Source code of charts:

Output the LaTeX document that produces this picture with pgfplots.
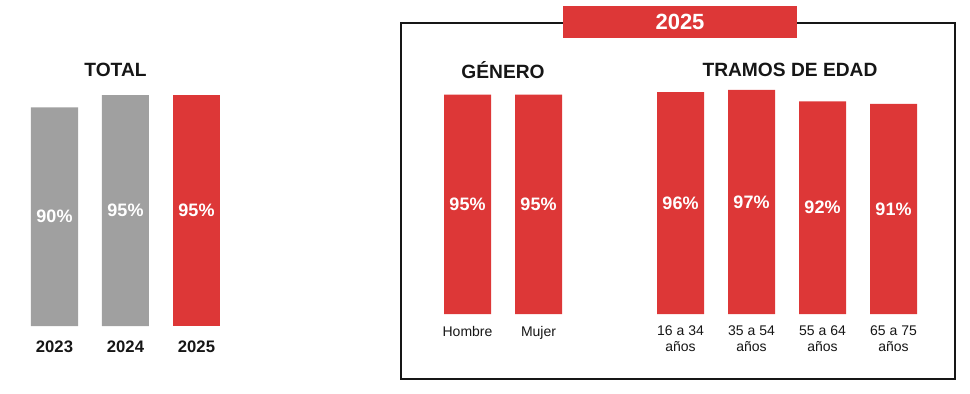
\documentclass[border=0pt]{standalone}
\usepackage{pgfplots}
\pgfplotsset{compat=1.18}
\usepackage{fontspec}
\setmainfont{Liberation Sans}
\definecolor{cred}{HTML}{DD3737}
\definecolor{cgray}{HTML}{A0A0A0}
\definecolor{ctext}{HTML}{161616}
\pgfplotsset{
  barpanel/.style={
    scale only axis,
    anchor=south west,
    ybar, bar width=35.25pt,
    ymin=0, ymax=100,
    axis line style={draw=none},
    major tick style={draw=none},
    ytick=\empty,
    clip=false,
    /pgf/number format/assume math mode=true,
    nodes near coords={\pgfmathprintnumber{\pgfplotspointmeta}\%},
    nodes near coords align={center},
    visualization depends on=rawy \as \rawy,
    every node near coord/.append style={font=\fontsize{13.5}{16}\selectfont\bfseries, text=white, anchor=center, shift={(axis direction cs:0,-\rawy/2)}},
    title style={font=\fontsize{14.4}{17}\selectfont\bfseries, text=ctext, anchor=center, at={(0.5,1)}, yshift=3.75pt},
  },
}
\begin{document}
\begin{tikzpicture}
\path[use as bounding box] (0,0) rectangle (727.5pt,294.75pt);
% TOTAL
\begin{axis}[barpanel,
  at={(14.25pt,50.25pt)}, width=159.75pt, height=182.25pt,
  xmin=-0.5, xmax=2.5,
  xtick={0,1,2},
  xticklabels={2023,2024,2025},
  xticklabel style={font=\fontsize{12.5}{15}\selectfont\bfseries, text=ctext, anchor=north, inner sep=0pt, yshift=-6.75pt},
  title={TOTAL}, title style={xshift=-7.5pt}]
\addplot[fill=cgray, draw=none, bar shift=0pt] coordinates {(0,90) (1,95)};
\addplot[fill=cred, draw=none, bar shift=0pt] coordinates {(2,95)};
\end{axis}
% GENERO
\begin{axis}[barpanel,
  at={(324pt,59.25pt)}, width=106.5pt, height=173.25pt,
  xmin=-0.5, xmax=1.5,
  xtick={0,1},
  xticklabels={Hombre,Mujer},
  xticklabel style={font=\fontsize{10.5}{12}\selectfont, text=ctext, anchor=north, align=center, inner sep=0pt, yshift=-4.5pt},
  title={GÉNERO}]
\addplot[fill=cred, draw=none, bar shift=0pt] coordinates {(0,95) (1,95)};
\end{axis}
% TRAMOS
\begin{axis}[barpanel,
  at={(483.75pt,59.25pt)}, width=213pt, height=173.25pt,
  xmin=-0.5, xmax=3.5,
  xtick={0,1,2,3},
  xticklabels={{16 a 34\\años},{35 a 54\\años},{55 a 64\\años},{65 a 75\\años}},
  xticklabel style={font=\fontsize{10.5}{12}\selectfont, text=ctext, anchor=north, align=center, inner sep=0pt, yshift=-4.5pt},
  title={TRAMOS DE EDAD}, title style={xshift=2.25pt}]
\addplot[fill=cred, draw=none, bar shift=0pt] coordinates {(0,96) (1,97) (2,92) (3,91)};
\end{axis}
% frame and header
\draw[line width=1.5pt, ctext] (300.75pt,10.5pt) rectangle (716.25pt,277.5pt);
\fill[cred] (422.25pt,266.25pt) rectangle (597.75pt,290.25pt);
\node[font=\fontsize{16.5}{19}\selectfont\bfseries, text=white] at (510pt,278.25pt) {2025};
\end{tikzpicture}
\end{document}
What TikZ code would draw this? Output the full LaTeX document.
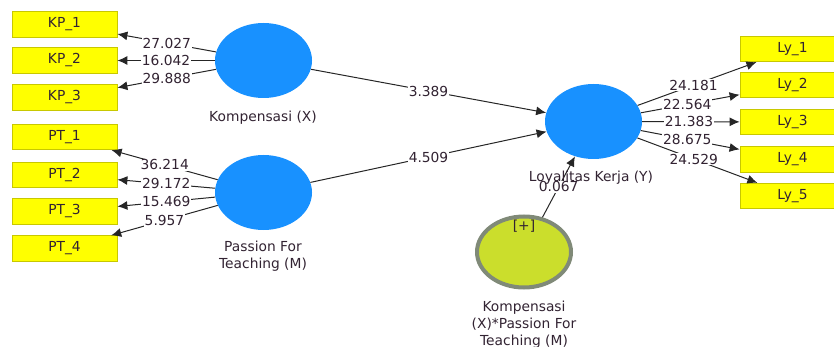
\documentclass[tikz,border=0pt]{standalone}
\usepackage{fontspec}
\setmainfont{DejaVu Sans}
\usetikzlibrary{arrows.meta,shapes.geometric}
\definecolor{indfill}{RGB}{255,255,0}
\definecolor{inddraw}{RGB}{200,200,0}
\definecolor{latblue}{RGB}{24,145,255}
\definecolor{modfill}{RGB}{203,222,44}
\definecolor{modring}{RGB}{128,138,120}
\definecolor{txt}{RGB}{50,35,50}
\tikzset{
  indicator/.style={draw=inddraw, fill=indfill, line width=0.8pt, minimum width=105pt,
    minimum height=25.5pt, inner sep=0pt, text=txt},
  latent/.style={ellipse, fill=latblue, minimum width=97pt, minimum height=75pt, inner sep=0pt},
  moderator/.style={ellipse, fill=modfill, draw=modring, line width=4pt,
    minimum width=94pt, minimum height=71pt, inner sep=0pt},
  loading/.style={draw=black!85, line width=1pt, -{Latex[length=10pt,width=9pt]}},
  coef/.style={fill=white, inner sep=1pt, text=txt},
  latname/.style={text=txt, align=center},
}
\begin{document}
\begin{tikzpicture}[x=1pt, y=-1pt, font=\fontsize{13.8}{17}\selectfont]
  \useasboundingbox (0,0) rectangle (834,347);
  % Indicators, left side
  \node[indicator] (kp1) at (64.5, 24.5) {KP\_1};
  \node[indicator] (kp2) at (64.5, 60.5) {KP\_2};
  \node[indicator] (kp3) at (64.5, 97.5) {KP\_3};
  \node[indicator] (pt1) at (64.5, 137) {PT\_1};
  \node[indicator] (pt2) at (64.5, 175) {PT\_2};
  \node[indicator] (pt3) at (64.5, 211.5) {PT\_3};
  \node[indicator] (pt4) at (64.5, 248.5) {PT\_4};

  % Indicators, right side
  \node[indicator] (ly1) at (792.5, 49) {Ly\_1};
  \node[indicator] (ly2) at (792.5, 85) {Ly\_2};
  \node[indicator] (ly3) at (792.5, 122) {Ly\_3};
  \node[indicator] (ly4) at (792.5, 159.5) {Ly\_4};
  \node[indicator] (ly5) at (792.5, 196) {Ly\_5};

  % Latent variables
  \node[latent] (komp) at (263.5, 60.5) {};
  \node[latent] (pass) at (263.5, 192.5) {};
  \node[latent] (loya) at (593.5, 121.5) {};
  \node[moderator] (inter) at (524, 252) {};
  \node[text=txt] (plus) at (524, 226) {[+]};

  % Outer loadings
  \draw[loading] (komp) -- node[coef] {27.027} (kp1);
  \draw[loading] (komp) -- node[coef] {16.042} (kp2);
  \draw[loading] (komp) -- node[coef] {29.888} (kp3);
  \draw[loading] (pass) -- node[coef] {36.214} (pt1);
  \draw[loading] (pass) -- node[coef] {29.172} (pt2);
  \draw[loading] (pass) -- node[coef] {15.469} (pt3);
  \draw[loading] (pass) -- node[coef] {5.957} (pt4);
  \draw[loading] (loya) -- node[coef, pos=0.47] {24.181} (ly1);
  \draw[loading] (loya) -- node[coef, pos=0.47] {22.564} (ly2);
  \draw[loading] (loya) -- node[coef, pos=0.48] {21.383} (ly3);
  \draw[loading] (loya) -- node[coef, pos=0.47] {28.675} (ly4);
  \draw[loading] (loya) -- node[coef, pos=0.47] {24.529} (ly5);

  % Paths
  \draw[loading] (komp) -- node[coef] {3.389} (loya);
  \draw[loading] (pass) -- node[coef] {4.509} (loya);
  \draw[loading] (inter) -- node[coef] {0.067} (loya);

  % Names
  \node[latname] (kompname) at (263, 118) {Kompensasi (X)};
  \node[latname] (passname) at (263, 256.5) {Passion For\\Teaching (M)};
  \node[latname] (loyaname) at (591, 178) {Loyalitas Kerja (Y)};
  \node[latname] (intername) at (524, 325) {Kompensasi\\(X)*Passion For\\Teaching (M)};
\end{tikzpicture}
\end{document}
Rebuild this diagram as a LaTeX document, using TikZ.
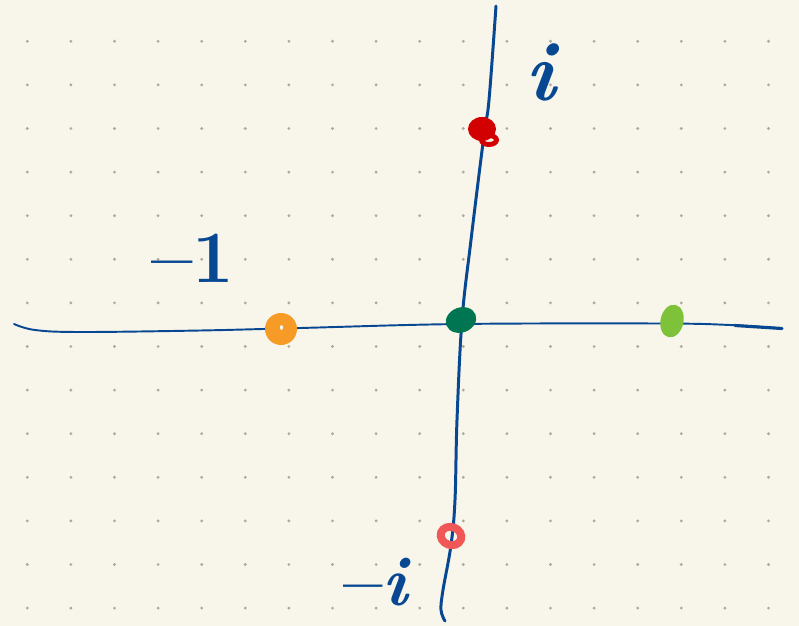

* _Task prompt_: Excluding the pictures, restate the records above word for word.

* _Answer to the exercise_:
Output the LaTeX document that produces this picture with pgfplots.
\documentclass[border=0pt]{standalone}
\usepackage{pgfplots}
\pgfplotsset{compat=1.18}
\usepackage{fontspec}
\setmainfont{Liberation Sans}
\definecolor{cred}{HTML}{DD3737}
\definecolor{cgray}{HTML}{A0A0A0}
\definecolor{ctext}{HTML}{161616}
\pgfplotsset{
  barpanel/.style={
    scale only axis,
    anchor=south west,
    ybar, bar width=35.25pt,
    ymin=0, ymax=100,
    axis line style={draw=none},
    major tick style={draw=none},
    ytick=\empty,
    clip=false,
    /pgf/number format/assume math mode=true,
    nodes near coords={\pgfmathprintnumber{\pgfplotspointmeta}\%},
    nodes near coords align={center},
    visualization depends on=rawy \as \rawy,
    every node near coord/.append style={font=\fontsize{13.5}{16}\selectfont\bfseries, text=white, anchor=center, shift={(axis direction cs:0,-\rawy/2)}},
    title style={font=\fontsize{14.4}{17}\selectfont\bfseries, text=ctext, anchor=center, at={(0.5,1)}, yshift=3.75pt},
  },
}
\begin{document}
\begin{tikzpicture}
\path[use as bounding box] (0,0) rectangle (727.5pt,294.75pt);
% TOTAL
\begin{axis}[barpanel,
  at={(14.25pt,50.25pt)}, width=159.75pt, height=182.25pt,
  xmin=-0.5, xmax=2.5,
  xtick={0,1,2},
  xticklabels={2023,2024,2025},
  xticklabel style={font=\fontsize{12.5}{15}\selectfont\bfseries, text=ctext, anchor=north, inner sep=0pt, yshift=-6.75pt},
  title={TOTAL}, title style={xshift=-7.5pt}]
\addplot[fill=cgray, draw=none, bar shift=0pt] coordinates {(0,90) (1,95)};
\addplot[fill=cred, draw=none, bar shift=0pt] coordinates {(2,95)};
\end{axis}
% GENERO
\begin{axis}[barpanel,
  at={(324pt,59.25pt)}, width=106.5pt, height=173.25pt,
  xmin=-0.5, xmax=1.5,
  xtick={0,1},
  xticklabels={Hombre,Mujer},
  xticklabel style={font=\fontsize{10.5}{12}\selectfont, text=ctext, anchor=north, align=center, inner sep=0pt, yshift=-4.5pt},
  title={GÉNERO}]
\addplot[fill=cred, draw=none, bar shift=0pt] coordinates {(0,95) (1,95)};
\end{axis}
% TRAMOS
\begin{axis}[barpanel,
  at={(483.75pt,59.25pt)}, width=213pt, height=173.25pt,
  xmin=-0.5, xmax=3.5,
  xtick={0,1,2,3},
  xticklabels={{16 a 34\\años},{35 a 54\\años},{55 a 64\\años},{65 a 75\\años}},
  xticklabel style={font=\fontsize{10.5}{12}\selectfont, text=ctext, anchor=north, align=center, inner sep=0pt, yshift=-4.5pt},
  title={TRAMOS DE EDAD}, title style={xshift=2.25pt}]
\addplot[fill=cred, draw=none, bar shift=0pt] coordinates {(0,96) (1,97) (2,92) (3,91)};
\end{axis}
% frame and header
\draw[line width=1.5pt, ctext] (300.75pt,10.5pt) rectangle (716.25pt,277.5pt);
\fill[cred] (422.25pt,266.25pt) rectangle (597.75pt,290.25pt);
\node[font=\fontsize{16.5}{19}\selectfont\bfseries, text=white] at (510pt,278.25pt) {2025};
\end{tikzpicture}
\end{document}
What TikZ code would draw this? Output the full LaTeX document.
\documentclass[tikz,border=0pt]{standalone}
\usepackage{fontspec}
\setmainfont{DejaVu Sans}
\usetikzlibrary{arrows.meta,shapes.geometric}
\definecolor{indfill}{RGB}{255,255,0}
\definecolor{inddraw}{RGB}{200,200,0}
\definecolor{latblue}{RGB}{24,145,255}
\definecolor{modfill}{RGB}{203,222,44}
\definecolor{modring}{RGB}{128,138,120}
\definecolor{txt}{RGB}{50,35,50}
\tikzset{
  indicator/.style={draw=inddraw, fill=indfill, line width=0.8pt, minimum width=105pt,
    minimum height=25.5pt, inner sep=0pt, text=txt},
  latent/.style={ellipse, fill=latblue, minimum width=97pt, minimum height=75pt, inner sep=0pt},
  moderator/.style={ellipse, fill=modfill, draw=modring, line width=4pt,
    minimum width=94pt, minimum height=71pt, inner sep=0pt},
  loading/.style={draw=black!85, line width=1pt, -{Latex[length=10pt,width=9pt]}},
  coef/.style={fill=white, inner sep=1pt, text=txt},
  latname/.style={text=txt, align=center},
}
\begin{document}
\begin{tikzpicture}[x=1pt, y=-1pt, font=\fontsize{13.8}{17}\selectfont]
  \useasboundingbox (0,0) rectangle (834,347);
  % Indicators, left side
  \node[indicator] (kp1) at (64.5, 24.5) {KP\_1};
  \node[indicator] (kp2) at (64.5, 60.5) {KP\_2};
  \node[indicator] (kp3) at (64.5, 97.5) {KP\_3};
  \node[indicator] (pt1) at (64.5, 137) {PT\_1};
  \node[indicator] (pt2) at (64.5, 175) {PT\_2};
  \node[indicator] (pt3) at (64.5, 211.5) {PT\_3};
  \node[indicator] (pt4) at (64.5, 248.5) {PT\_4};

  % Indicators, right side
  \node[indicator] (ly1) at (792.5, 49) {Ly\_1};
  \node[indicator] (ly2) at (792.5, 85) {Ly\_2};
  \node[indicator] (ly3) at (792.5, 122) {Ly\_3};
  \node[indicator] (ly4) at (792.5, 159.5) {Ly\_4};
  \node[indicator] (ly5) at (792.5, 196) {Ly\_5};

  % Latent variables
  \node[latent] (komp) at (263.5, 60.5) {};
  \node[latent] (pass) at (263.5, 192.5) {};
  \node[latent] (loya) at (593.5, 121.5) {};
  \node[moderator] (inter) at (524, 252) {};
  \node[text=txt] (plus) at (524, 226) {[+]};

  % Outer loadings
  \draw[loading] (komp) -- node[coef] {27.027} (kp1);
  \draw[loading] (komp) -- node[coef] {16.042} (kp2);
  \draw[loading] (komp) -- node[coef] {29.888} (kp3);
  \draw[loading] (pass) -- node[coef] {36.214} (pt1);
  \draw[loading] (pass) -- node[coef] {29.172} (pt2);
  \draw[loading] (pass) -- node[coef] {15.469} (pt3);
  \draw[loading] (pass) -- node[coef] {5.957} (pt4);
  \draw[loading] (loya) -- node[coef, pos=0.47] {24.181} (ly1);
  \draw[loading] (loya) -- node[coef, pos=0.47] {22.564} (ly2);
  \draw[loading] (loya) -- node[coef, pos=0.48] {21.383} (ly3);
  \draw[loading] (loya) -- node[coef, pos=0.47] {28.675} (ly4);
  \draw[loading] (loya) -- node[coef, pos=0.47] {24.529} (ly5);

  % Paths
  \draw[loading] (komp) -- node[coef] {3.389} (loya);
  \draw[loading] (pass) -- node[coef] {4.509} (loya);
  \draw[loading] (inter) -- node[coef] {0.067} (loya);

  % Names
  \node[latname] (kompname) at (263, 118) {Kompensasi (X)};
  \node[latname] (passname) at (263, 256.5) {Passion For\\Teaching (M)};
  \node[latname] (loyaname) at (591, 178) {Loyalitas Kerja (Y)};
  \node[latname] (intername) at (524, 325) {Kompensasi\\(X)*Passion For\\Teaching (M)};
\end{tikzpicture}
\end{document}
Rebuild this diagram as a LaTeX document, using TikZ.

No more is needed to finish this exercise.